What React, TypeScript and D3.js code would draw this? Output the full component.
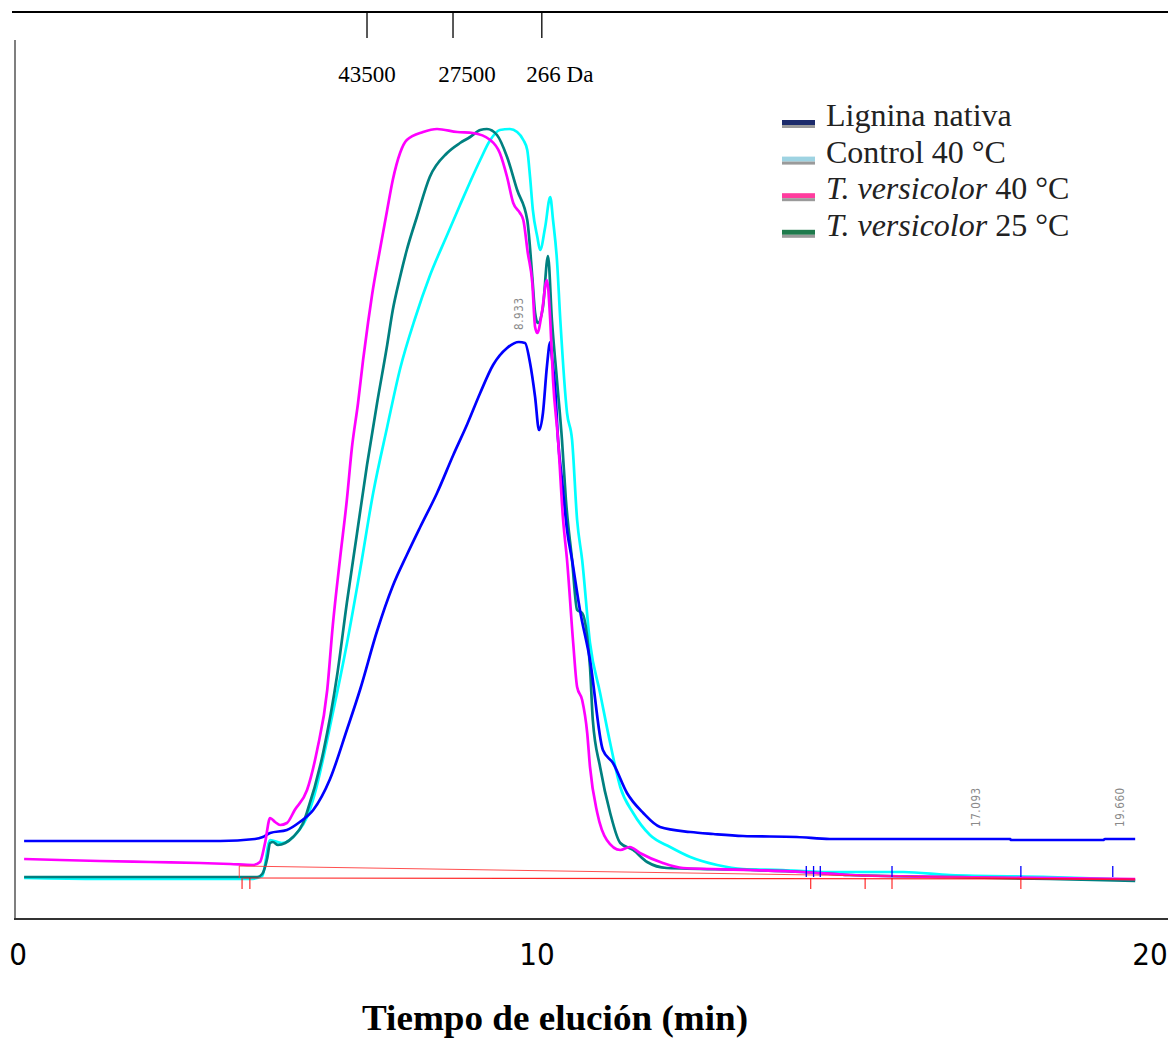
import React from "react";
import * as d3 from "d3";

// elution time (min), detector signal (a.u.)
const ligninaNativa: [number, number][] = [
    [0.1, 7.8], [3.6, 7.8], [4.22, 8.2], [4.36, 8.6], [4.49, 9.4], [4.79, 10.0],
    [5.02, 11.6], [5.26, 14.0], [5.56, 20.2], [5.86, 30.0], [6.1, 38.2], [6.4, 49.8],
    [6.68, 58.8], [6.93, 65.0], [7.17, 70.6], [7.47, 77.4], [7.76, 85.0], [8.01, 91.2],
    [8.24, 97.4], [8.47, 103.0], [8.72, 106.4], [8.93, 107.6], [9.04, 107.4], [9.13, 103.4],
    [9.22, 96.6], [9.29, 90.0], [9.36, 93.4], [9.43, 102.6], [9.49, 107.6], [9.52, 104.6],
    [9.58, 98.0], [9.63, 88.0], [9.7, 80.0], [9.79, 70.0], [9.88, 64.0], [10.02, 54.0],
    [10.2, 44.0], [10.43, 26.0], [10.61, 23.4], [10.86, 17.4], [11.15, 13.4], [11.45, 10.6],
    [11.99, 9.6], [12.4, 9.2], [12.93, 8.8], [13.89, 8.6], [14.48, 8.2], [17.7, 8.2],
    [17.71, 8.0], [19.36, 8.0], [19.39, 8.2], [19.93, 8.2]
];

const control40: [number, number][] = [
    [0.1, 0.4], [1.45, 0.2], [4.13, 0.2], [4.35, 0.8], [4.49, 8.0], [4.7, 7.4],
    [4.97, 9.4], [5.15, 12.6], [5.26, 16.2], [5.61, 33.4], [5.86, 47.2], [6.1, 62.2],
    [6.33, 77.4], [6.58, 90.6], [6.81, 102.2], [7.08, 112.4], [7.34, 120.8], [7.65, 129.0],
    [7.88, 135.0], [8.06, 139.6], [8.24, 144.0], [8.42, 148.0], [8.59, 150.0], [8.77, 150.2],
    [8.9, 149.6], [9.01, 148.0], [9.08, 146.0], [9.13, 140.6], [9.18, 134.0], [9.26, 128.6],
    [9.31, 126.0], [9.4, 130.6], [9.49, 136.6], [9.54, 132.0], [9.61, 124.0], [9.67, 112.0],
    [9.79, 93.4], [9.88, 88.0], [9.97, 72.0], [10.06, 64.0], [10.2, 47.4], [10.38, 37.4],
    [10.56, 27.4], [10.74, 18.6], [10.97, 13.4], [11.27, 9.0], [11.63, 6.6], [11.99, 4.6],
    [12.47, 3.0], [12.93, 2.2], [13.64, 2.0], [14.36, 1.6], [15.79, 1.6], [16.63, 1.0],
    [18.41, 0.6], [19.0, 0.4], [19.93, 0.0]
];

const tversicolor40: [number, number][] = [
    [0.1, 4.2], [0.74, 4.0], [1.45, 3.8], [2.35, 3.6], [3.24, 3.4], [3.78, 3.2],
    [4.19, 3.0], [4.31, 3.6], [4.4, 7.4], [4.49, 12.4], [4.58, 11.6], [4.67, 11.0],
    [4.79, 11.4], [4.93, 14.0], [5.15, 18.0], [5.33, 26.0], [5.51, 38.0], [5.61, 51.0],
    [5.74, 64.4], [5.86, 76.0], [5.95, 86.4], [6.06, 95.4], [6.15, 104.0], [6.24, 111.6],
    [6.31, 117.0], [6.45, 126.0], [6.58, 134.0], [6.68, 140.0], [6.81, 145.4], [6.93, 148.0],
    [7.22, 149.6], [7.47, 150.2], [7.83, 149.6], [8.11, 149.4], [8.42, 148.0], [8.59, 145.4],
    [8.72, 140.6], [8.83, 135.4], [8.95, 133.4], [9.01, 132.0], [9.09, 125.4], [9.17, 119.4],
    [9.22, 110.6], [9.26, 109.4], [9.34, 113.4], [9.43, 120.0], [9.49, 112.0], [9.54, 100.0],
    [9.63, 88.0], [9.72, 72.0], [9.79, 64.0], [9.9, 47.4], [9.97, 38.6], [10.06, 36.0],
    [10.15, 29.4], [10.2, 22.6], [10.33, 13.4], [10.5, 8.0], [10.74, 6.0], [10.91, 6.6],
    [11.09, 5.4], [11.5, 3.4], [11.86, 2.4], [13.06, 2.0], [14.0, 1.6], [14.84, 1.0],
    [16.63, 0.6], [19.93, 0.2]
];

const tversicolor25: [number, number][] = [
    [0.1, 0.6], [2.35, 0.6], [4.26, 0.6], [4.35, 1.2], [4.44, 4.4], [4.49, 7.4],
    [4.54, 7.6], [4.63, 7.0], [4.76, 7.4], [4.9, 8.6], [5.08, 11.4], [5.15, 13.6],
    [5.44, 25.6], [5.69, 41.2], [5.86, 55.4], [6.04, 69.2], [6.22, 83.0], [6.4, 95.4],
    [6.58, 107.0], [6.68, 114.0], [6.81, 120.6], [6.93, 126.0], [7.11, 132.6], [7.34, 140.6],
    [7.65, 145.4], [7.88, 147.4], [8.06, 148.6], [8.24, 150.0], [8.36, 150.2], [8.54, 149.0],
    [8.72, 144.6], [8.9, 138.0], [9.08, 132.0], [9.17, 120.6], [9.22, 113.4], [9.27, 111.4],
    [9.36, 114.6], [9.45, 124.8], [9.52, 112.0], [9.61, 100.0], [9.7, 88.0], [9.77, 76.0],
    [9.88, 64.0], [9.97, 54.0], [10.06, 53.4], [10.15, 48.6], [10.2, 42.6], [10.25, 32.0],
    [10.38, 22.6], [10.56, 13.4], [10.74, 7.4], [10.97, 6.0], [11.22, 3.6], [11.57, 2.4],
    [13.06, 2.0], [14.0, 1.6], [14.84, 1.0], [16.63, 0.6], [18.41, 0.2], [19.93, -0.2]
];

// integration baselines and peak marks
const baselineUpper: [number, number][] = [[3.94, 0.4], [3.94, 2.8], [19.93, 0.0]];
const baselineLower: [number, number][] = [[4.01, 0.4], [19.93, 0.2]];
const redMarks = [3.99, 4.13, 14.14, 15.11, 15.59, 17.89];
const blueMarks = [14.06, 14.19, 14.31, 15.59, 17.89, 19.53];
const peakTimes = [8.933, 17.093, 19.66];

// calibration standards
const standardTimes = [6.22, 7.755, 9.34];
const standardLabels = ["43500", "27500", "266 Da"];
const standardShift = [0, 14, 18];

const timeTicks = [0, 10, 20];

const series = [
    { data: control40, color: "#00ffff" },
    { data: tversicolor25, color: "#008080" },
    { data: ligninaNativa, color: "#0000ff" },
    { data: tversicolor40, color: "#ff00ff" }
];

const legendItems = [
    { italic: "", text: "Lignina nativa", swatch: "#1b2a6b" },
    { italic: "", text: "Control 40 °C", swatch: "#9ed3e2" },
    { italic: "T. versicolor", text: " 40 °C", swatch: "#ff3c9e" },
    { italic: "T. versicolor", text: " 25 °C", swatch: "#1f7a4c" }
];

const x = d3.scaleLinear().domain([0, 20]).range([18.5, 1139.1]);
const y = d3.scaleLinear().domain([0, 150]).range([880, 130]);
// pasted axis labels are not evenly spaced in the figure
const xLabel = d3.scaleLinear().domain([0, 10, 20]).range([18, 537, 1150]);

const line = d3
    .line<[number, number]>()
    .x(d => x(d[0]))
    .y(d => y(d[1]))
    .curve(d3.curveMonotoneX);
const straight = d3
    .line<[number, number]>()
    .x(d => x(d[0]))
    .y(d => y(d[1]));

const bisect = d3.bisector((d: [number, number]) => d[0]).center;

export default function App() {
    return (
        <svg
            width={1168}
            height={1040}
            style={{ position: "absolute", left: 0, top: 0, background: "#fff" }}
        >
            {/* standards scale on top */}
            <line x1={12} x2={1168} y1={12} y2={12} stroke="#000" strokeWidth={2} />
            {standardTimes.map((t, i) => (
                <g key={i}>
                    <line x1={x(t)} x2={x(t)} y1={12} y2={38} stroke="#000" strokeWidth={1.3} />
                    <text
                        x={x(t) + standardShift[i]}
                        y={82}
                        textAnchor="middle"
                        fontFamily="Liberation Serif"
                        fontSize={23}
                    >
                        {standardLabels[i]}
                    </text>
                </g>
            ))}

            {/* frame */}
            <line x1={15} x2={15} y1={40} y2={919} stroke="#555" strokeWidth={1.5} />
            <line x1={14} x2={1168} y1={919} y2={919} stroke="#333" strokeWidth={2} />

            {series.map((s, i) => (
                <path
                    key={i}
                    d={line(s.data) || ""}
                    fill="none"
                    stroke={s.color}
                    strokeWidth={2.7}
                    strokeLinejoin="round"
                />
            ))}

            <path d={straight(baselineUpper) || ""} fill="none" stroke="#ff3030" strokeWidth={1} opacity={0.85} />
            <path d={straight(baselineLower) || ""} fill="none" stroke="#ff0000" strokeWidth={1.2} opacity={0.85} />
            {redMarks.map((t, i) => (
                <line key={"r" + i} x1={x(t)} x2={x(t)} y1={y(0.4)} y2={y(0.4) + 11} stroke="#ff0000" strokeWidth={1} />
            ))}
            {blueMarks.map((t, i) => (
                <line key={"b" + i} x1={x(t)} x2={x(t)} y1={y(0.6) - 11} y2={y(0.6)} stroke="#0000ff" strokeWidth={1.3} />
            ))}

            {peakTimes.map((t, i) => {
                const d = ligninaNativa[bisect(ligninaNativa, t)];
                const px = x(t);
                const py = y(d[1]) - 12;
                return (
                    <text
                        key={i}
                        transform={`translate(${px + 4},${py}) rotate(-90)`}
                        fontFamily="DejaVu Sans"
                        fontSize={11.5}
                        letterSpacing={0.6}
                        fill="#8a8a8a"
                        style={{ fontStretch: "condensed" }}
                    >
                        {d3.format(".3f")(t)}
                    </text>
                );
            })}

            {/* legend */}
            {legendItems.map((item, i) => (
                <g key={i} transform={`translate(782,${120 + i * 36.6})`}>
                    <rect x={0} y={0} width={33} height={5} fill={item.swatch} />
                    <rect x={0} y={5} width={33} height={3} fill="#9a9a9a" />
                    <text x={44} y={6} fontFamily="Liberation Serif" fontSize={32} fill="#222">
                        {item.italic && <tspan fontStyle="italic">{item.italic}</tspan>}
                        {item.text}
                    </text>
                </g>
            ))}

            {/* bottom labels */}
            {timeTicks.map(t => (
                <text
                    key={t}
                    x={xLabel(t)}
                    y={965}
                    textAnchor="middle"
                    fontFamily="DejaVu Sans"
                    fontSize={31}
                    style={{ fontStretch: "condensed" }}
                >
                    {t}
                </text>
            ))}
            <text
                x={555}
                y={1030}
                textAnchor="middle"
                fontFamily="Liberation Serif"
                fontWeight="bold"
                fontSize={36}
                textLength={386}
                lengthAdjust="spacingAndGlyphs"
            >
                Tiempo de elución (min)
            </text>
        </svg>
    );
}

--

# Problem requirements
Could the lines from the top of the material through the line with "import * as" be repeated exactly, pictures left out?

# Output
What React, TypeScript and D3.js code would draw this? Output the full component.
import React from "react";
import * as d3 from "d3";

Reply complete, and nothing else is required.